→ PROBLEM: Write out all the lines again, precisely as they stand, but without the images.

※

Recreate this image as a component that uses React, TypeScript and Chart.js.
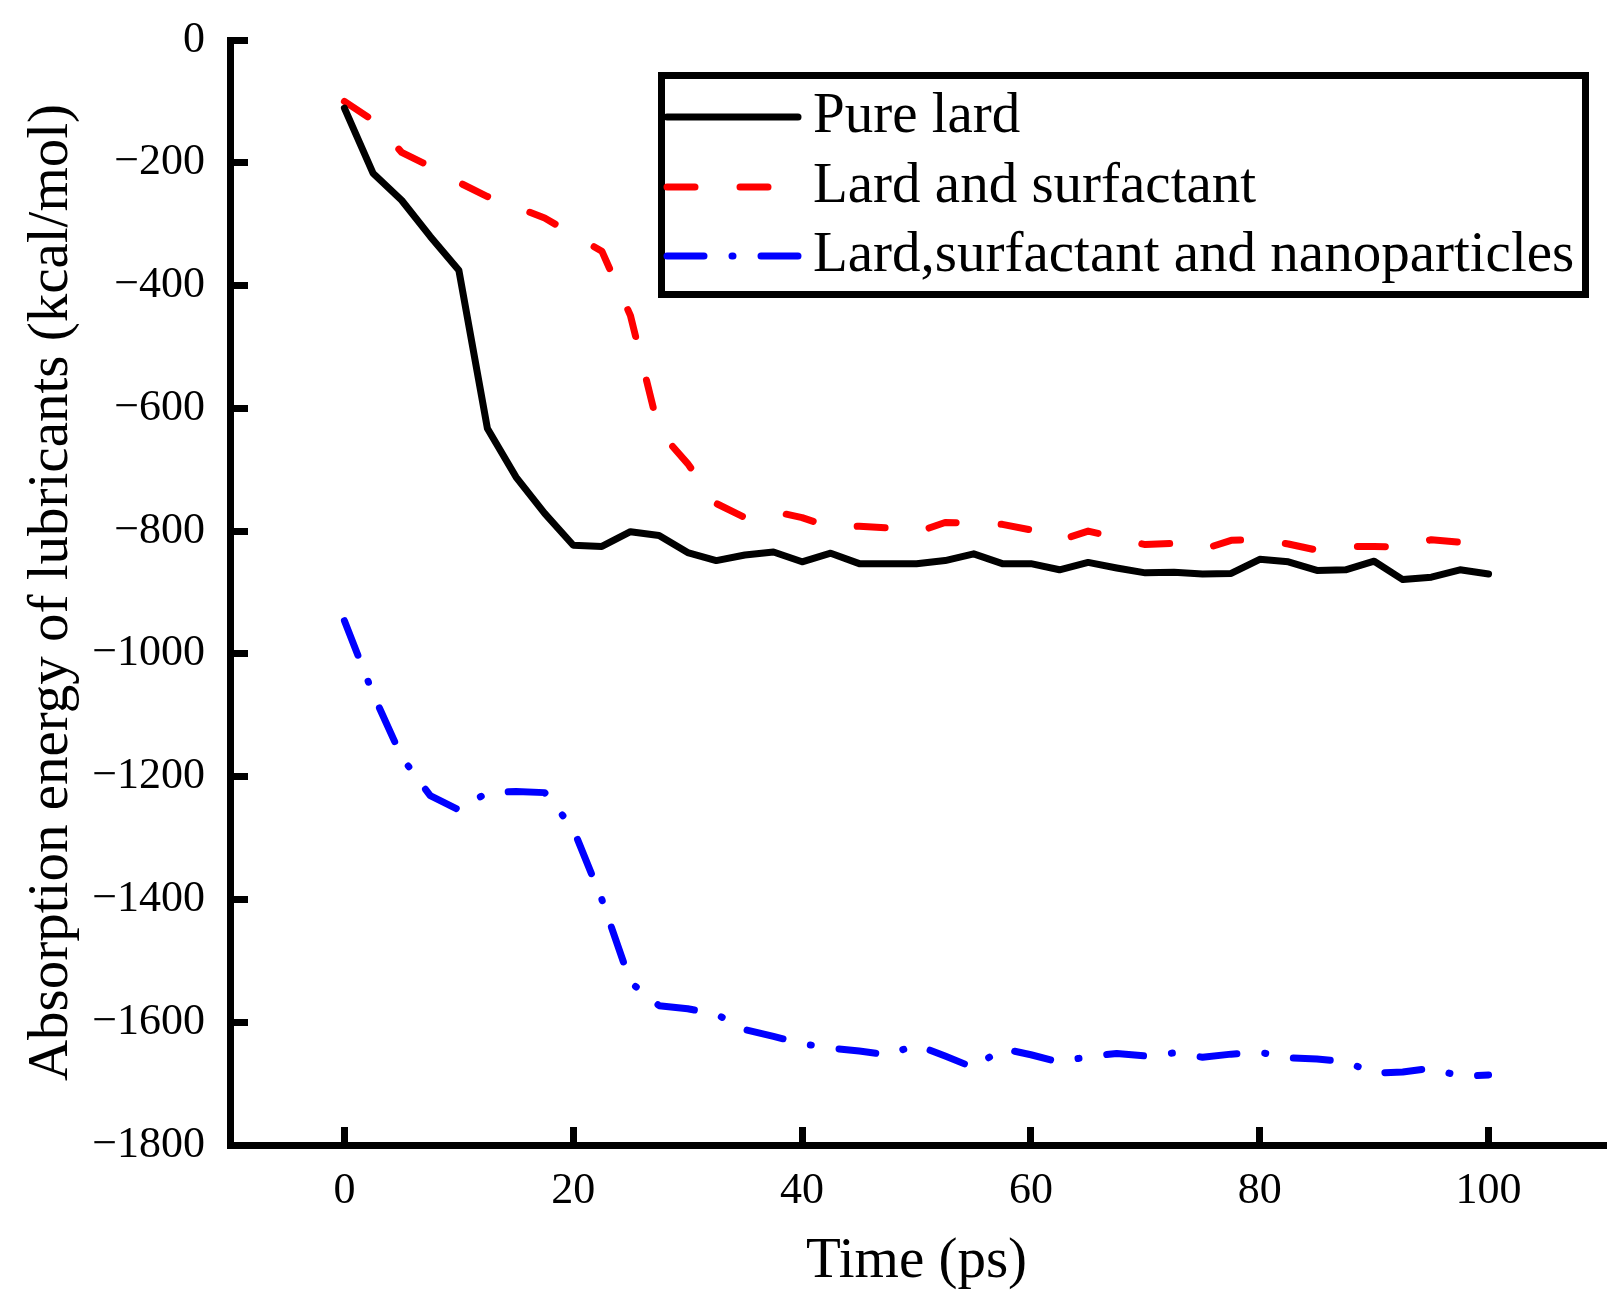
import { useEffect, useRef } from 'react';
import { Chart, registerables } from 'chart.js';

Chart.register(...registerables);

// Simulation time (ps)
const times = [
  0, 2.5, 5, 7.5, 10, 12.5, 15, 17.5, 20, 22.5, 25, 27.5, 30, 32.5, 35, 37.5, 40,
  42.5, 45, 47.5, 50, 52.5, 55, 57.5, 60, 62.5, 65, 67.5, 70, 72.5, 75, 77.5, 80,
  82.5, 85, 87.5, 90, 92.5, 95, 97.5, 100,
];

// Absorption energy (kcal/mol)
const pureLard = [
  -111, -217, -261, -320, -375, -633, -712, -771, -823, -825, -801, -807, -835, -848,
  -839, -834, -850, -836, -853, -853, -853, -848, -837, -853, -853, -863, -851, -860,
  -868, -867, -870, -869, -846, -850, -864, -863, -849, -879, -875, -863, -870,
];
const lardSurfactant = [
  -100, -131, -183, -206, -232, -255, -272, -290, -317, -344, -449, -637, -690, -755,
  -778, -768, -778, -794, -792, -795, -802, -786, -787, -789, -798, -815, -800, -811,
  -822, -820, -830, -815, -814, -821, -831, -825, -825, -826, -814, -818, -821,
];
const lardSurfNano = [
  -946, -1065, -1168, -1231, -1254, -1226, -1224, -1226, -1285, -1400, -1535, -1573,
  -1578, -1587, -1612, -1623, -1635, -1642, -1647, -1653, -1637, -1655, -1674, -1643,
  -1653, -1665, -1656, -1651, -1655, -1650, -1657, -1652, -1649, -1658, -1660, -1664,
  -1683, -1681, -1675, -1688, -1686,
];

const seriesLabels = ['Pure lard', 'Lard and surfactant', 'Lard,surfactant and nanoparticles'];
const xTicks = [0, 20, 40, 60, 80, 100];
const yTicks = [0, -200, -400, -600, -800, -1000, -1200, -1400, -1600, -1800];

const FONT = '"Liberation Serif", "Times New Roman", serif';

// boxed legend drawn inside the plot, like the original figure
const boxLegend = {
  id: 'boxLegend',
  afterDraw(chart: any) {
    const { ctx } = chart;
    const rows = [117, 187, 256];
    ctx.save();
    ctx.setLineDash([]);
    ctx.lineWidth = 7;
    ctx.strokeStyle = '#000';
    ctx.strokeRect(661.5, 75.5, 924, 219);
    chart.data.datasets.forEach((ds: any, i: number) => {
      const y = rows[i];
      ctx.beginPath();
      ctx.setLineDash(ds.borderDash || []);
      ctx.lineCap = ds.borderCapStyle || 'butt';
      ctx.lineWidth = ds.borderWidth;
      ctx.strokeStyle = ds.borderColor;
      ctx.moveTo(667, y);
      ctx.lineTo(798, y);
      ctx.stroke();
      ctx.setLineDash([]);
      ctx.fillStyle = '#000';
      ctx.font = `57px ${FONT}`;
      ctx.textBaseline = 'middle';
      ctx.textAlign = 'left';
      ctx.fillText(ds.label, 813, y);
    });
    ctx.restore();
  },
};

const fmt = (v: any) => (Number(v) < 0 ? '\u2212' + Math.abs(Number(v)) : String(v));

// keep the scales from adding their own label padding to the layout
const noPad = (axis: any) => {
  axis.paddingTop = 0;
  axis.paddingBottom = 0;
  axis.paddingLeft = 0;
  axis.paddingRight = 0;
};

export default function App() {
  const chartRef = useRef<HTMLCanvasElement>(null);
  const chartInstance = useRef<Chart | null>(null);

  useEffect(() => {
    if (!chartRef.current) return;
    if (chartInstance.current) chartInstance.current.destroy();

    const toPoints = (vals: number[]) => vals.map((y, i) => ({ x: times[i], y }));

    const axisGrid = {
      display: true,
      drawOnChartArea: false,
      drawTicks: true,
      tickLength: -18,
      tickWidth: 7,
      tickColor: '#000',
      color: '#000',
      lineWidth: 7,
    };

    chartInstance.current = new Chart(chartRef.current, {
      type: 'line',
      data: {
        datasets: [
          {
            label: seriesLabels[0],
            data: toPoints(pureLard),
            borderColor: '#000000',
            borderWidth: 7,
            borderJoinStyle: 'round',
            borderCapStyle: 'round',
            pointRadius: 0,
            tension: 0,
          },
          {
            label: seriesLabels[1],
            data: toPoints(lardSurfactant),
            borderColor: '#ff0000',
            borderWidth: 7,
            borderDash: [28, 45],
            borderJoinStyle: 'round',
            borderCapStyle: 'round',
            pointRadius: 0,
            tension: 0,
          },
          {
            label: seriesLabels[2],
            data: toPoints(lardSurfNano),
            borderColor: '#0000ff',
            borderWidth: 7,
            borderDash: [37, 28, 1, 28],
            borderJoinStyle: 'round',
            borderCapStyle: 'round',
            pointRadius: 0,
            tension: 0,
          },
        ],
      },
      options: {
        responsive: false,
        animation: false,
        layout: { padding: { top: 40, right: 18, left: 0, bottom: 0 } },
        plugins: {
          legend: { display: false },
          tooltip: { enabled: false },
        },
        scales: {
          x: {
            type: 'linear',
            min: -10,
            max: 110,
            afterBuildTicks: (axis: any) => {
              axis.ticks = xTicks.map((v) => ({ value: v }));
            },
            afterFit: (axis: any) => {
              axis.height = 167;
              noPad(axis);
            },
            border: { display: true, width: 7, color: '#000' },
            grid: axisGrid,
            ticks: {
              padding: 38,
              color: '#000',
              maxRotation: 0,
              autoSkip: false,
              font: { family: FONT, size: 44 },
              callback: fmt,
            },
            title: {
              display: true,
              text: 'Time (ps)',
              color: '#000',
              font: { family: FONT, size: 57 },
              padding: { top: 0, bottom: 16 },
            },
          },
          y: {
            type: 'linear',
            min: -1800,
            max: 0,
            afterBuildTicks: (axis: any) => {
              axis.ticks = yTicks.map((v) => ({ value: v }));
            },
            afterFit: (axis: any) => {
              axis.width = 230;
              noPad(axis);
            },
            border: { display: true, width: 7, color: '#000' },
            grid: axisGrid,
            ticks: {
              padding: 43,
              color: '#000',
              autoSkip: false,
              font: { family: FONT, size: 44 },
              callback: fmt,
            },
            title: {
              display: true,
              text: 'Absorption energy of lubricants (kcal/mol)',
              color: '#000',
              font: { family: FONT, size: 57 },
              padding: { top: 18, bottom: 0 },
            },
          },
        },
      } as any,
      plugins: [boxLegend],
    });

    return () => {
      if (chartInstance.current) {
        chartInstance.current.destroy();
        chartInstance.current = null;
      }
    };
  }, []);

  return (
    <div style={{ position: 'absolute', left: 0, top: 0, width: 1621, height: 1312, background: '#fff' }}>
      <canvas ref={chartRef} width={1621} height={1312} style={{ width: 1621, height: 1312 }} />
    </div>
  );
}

※

→ SOLUTION TO THIS EXERCISE:
Recreate this image as a component that uses React, TypeScript and Chart.js.
import { useEffect, useRef } from 'react';
import { Chart, registerables } from 'chart.js';

Chart.register(...registerables);

// Simulation time (ps)
const times = [
  0, 2.5, 5, 7.5, 10, 12.5, 15, 17.5, 20, 22.5, 25, 27.5, 30, 32.5, 35, 37.5, 40,
  42.5, 45, 47.5, 50, 52.5, 55, 57.5, 60, 62.5, 65, 67.5, 70, 72.5, 75, 77.5, 80,
  82.5, 85, 87.5, 90, 92.5, 95, 97.5, 100,
];

// Absorption energy (kcal/mol)
const pureLard = [
  -111, -217, -261, -320, -375, -633, -712, -771, -823, -825, -801, -807, -835, -848,
  -839, -834, -850, -836, -853, -853, -853, -848, -837, -853, -853, -863, -851, -860,
  -868, -867, -870, -869, -846, -850, -864, -863, -849, -879, -875, -863, -870,
];
const lardSurfactant = [
  -100, -131, -183, -206, -232, -255, -272, -290, -317, -344, -449, -637, -690, -755,
  -778, -768, -778, -794, -792, -795, -802, -786, -787, -789, -798, -815, -800, -811,
  -822, -820, -830, -815, -814, -821, -831, -825, -825, -826, -814, -818, -821,
];
const lardSurfNano = [
  -946, -1065, -1168, -1231, -1254, -1226, -1224, -1226, -1285, -1400, -1535, -1573,
  -1578, -1587, -1612, -1623, -1635, -1642, -1647, -1653, -1637, -1655, -1674, -1643,
  -1653, -1665, -1656, -1651, -1655, -1650, -1657, -1652, -1649, -1658, -1660, -1664,
  -1683, -1681, -1675, -1688, -1686,
];

const seriesLabels = ['Pure lard', 'Lard and surfactant', 'Lard,surfactant and nanoparticles'];
const xTicks = [0, 20, 40, 60, 80, 100];
const yTicks = [0, -200, -400, -600, -800, -1000, -1200, -1400, -1600, -1800];

const FONT = '"Liberation Serif", "Times New Roman", serif';

// boxed legend drawn inside the plot, like the original figure
const boxLegend = {
  id: 'boxLegend',
  afterDraw(chart: any) {
    const { ctx } = chart;
    const rows = [117, 187, 256];
    ctx.save();
    ctx.setLineDash([]);
    ctx.lineWidth = 7;
    ctx.strokeStyle = '#000';
    ctx.strokeRect(661.5, 75.5, 924, 219);
    chart.data.datasets.forEach((ds: any, i: number) => {
      const y = rows[i];
      ctx.beginPath();
      ctx.setLineDash(ds.borderDash || []);
      ctx.lineCap = ds.borderCapStyle || 'butt';
      ctx.lineWidth = ds.borderWidth;
      ctx.strokeStyle = ds.borderColor;
      ctx.moveTo(667, y);
      ctx.lineTo(798, y);
      ctx.stroke();
      ctx.setLineDash([]);
      ctx.fillStyle = '#000';
      ctx.font = `57px ${FONT}`;
      ctx.textBaseline = 'middle';
      ctx.textAlign = 'left';
      ctx.fillText(ds.label, 813, y);
    });
    ctx.restore();
  },
};

const fmt = (v: any) => (Number(v) < 0 ? '\u2212' + Math.abs(Number(v)) : String(v));

// keep the scales from adding their own label padding to the layout
const noPad = (axis: any) => {
  axis.paddingTop = 0;
  axis.paddingBottom = 0;
  axis.paddingLeft = 0;
  axis.paddingRight = 0;
};

export default function App() {
  const chartRef = useRef<HTMLCanvasElement>(null);
  const chartInstance = useRef<Chart | null>(null);

  useEffect(() => {
    if (!chartRef.current) return;
    if (chartInstance.current) chartInstance.current.destroy();

    const toPoints = (vals: number[]) => vals.map((y, i) => ({ x: times[i], y }));

    const axisGrid = {
      display: true,
      drawOnChartArea: false,
      drawTicks: true,
      tickLength: -18,
      tickWidth: 7,
      tickColor: '#000',
      color: '#000',
      lineWidth: 7,
    };

    chartInstance.current = new Chart(chartRef.current, {
      type: 'line',
      data: {
        datasets: [
          {
            label: seriesLabels[0],
            data: toPoints(pureLard),
            borderColor: '#000000',
            borderWidth: 7,
            borderJoinStyle: 'round',
            borderCapStyle: 'round',
            pointRadius: 0,
            tension: 0,
          },
          {
            label: seriesLabels[1],
            data: toPoints(lardSurfactant),
            borderColor: '#ff0000',
            borderWidth: 7,
            borderDash: [28, 45],
            borderJoinStyle: 'round',
            borderCapStyle: 'round',
            pointRadius: 0,
            tension: 0,
          },
          {
            label: seriesLabels[2],
            data: toPoints(lardSurfNano),
            borderColor: '#0000ff',
            borderWidth: 7,
            borderDash: [37, 28, 1, 28],
            borderJoinStyle: 'round',
            borderCapStyle: 'round',
            pointRadius: 0,
            tension: 0,
          },
        ],
      },
      options: {
        responsive: false,
        animation: false,
        layout: { padding: { top: 40, right: 18, left: 0, bottom: 0 } },
        plugins: {
          legend: { display: false },
          tooltip: { enabled: false },
        },
        scales: {
          x: {
            type: 'linear',
            min: -10,
            max: 110,
            afterBuildTicks: (axis: any) => {
              axis.ticks = xTicks.map((v) => ({ value: v }));
            },
            afterFit: (axis: any) => {
              axis.height = 167;
              noPad(axis);
            },
            border: { display: true, width: 7, color: '#000' },
            grid: axisGrid,
            ticks: {
              padding: 38,
              color: '#000',
              maxRotation: 0,
              autoSkip: false,
              font: { family: FONT, size: 44 },
              callback: fmt,
            },
            title: {
              display: true,
              text: 'Time (ps)',
              color: '#000',
              font: { family: FONT, size: 57 },
              padding: { top: 0, bottom: 16 },
            },
          },
          y: {
            type: 'linear',
            min: -1800,
            max: 0,
            afterBuildTicks: (axis: any) => {
              axis.ticks = yTicks.map((v) => ({ value: v }));
            },
            afterFit: (axis: any) => {
              axis.width = 230;
              noPad(axis);
            },
            border: { display: true, width: 7, color: '#000' },
            grid: axisGrid,
            ticks: {
              padding: 43,
              color: '#000',
              autoSkip: false,
              font: { family: FONT, size: 44 },
              callback: fmt,
            },
            title: {
              display: true,
              text: 'Absorption energy of lubricants (kcal/mol)',
              color: '#000',
              font: { family: FONT, size: 57 },
              padding: { top: 18, bottom: 0 },
            },
          },
        },
      } as any,
      plugins: [boxLegend],
    });

    return () => {
      if (chartInstance.current) {
        chartInstance.current.destroy();
        chartInstance.current = null;
      }
    };
  }, []);

  return (
    <div style={{ position: 'absolute', left: 0, top: 0, width: 1621, height: 1312, background: '#fff' }}>
      <canvas ref={chartRef} width={1621} height={1312} style={{ width: 1621, height: 1312 }} />
    </div>
  );
}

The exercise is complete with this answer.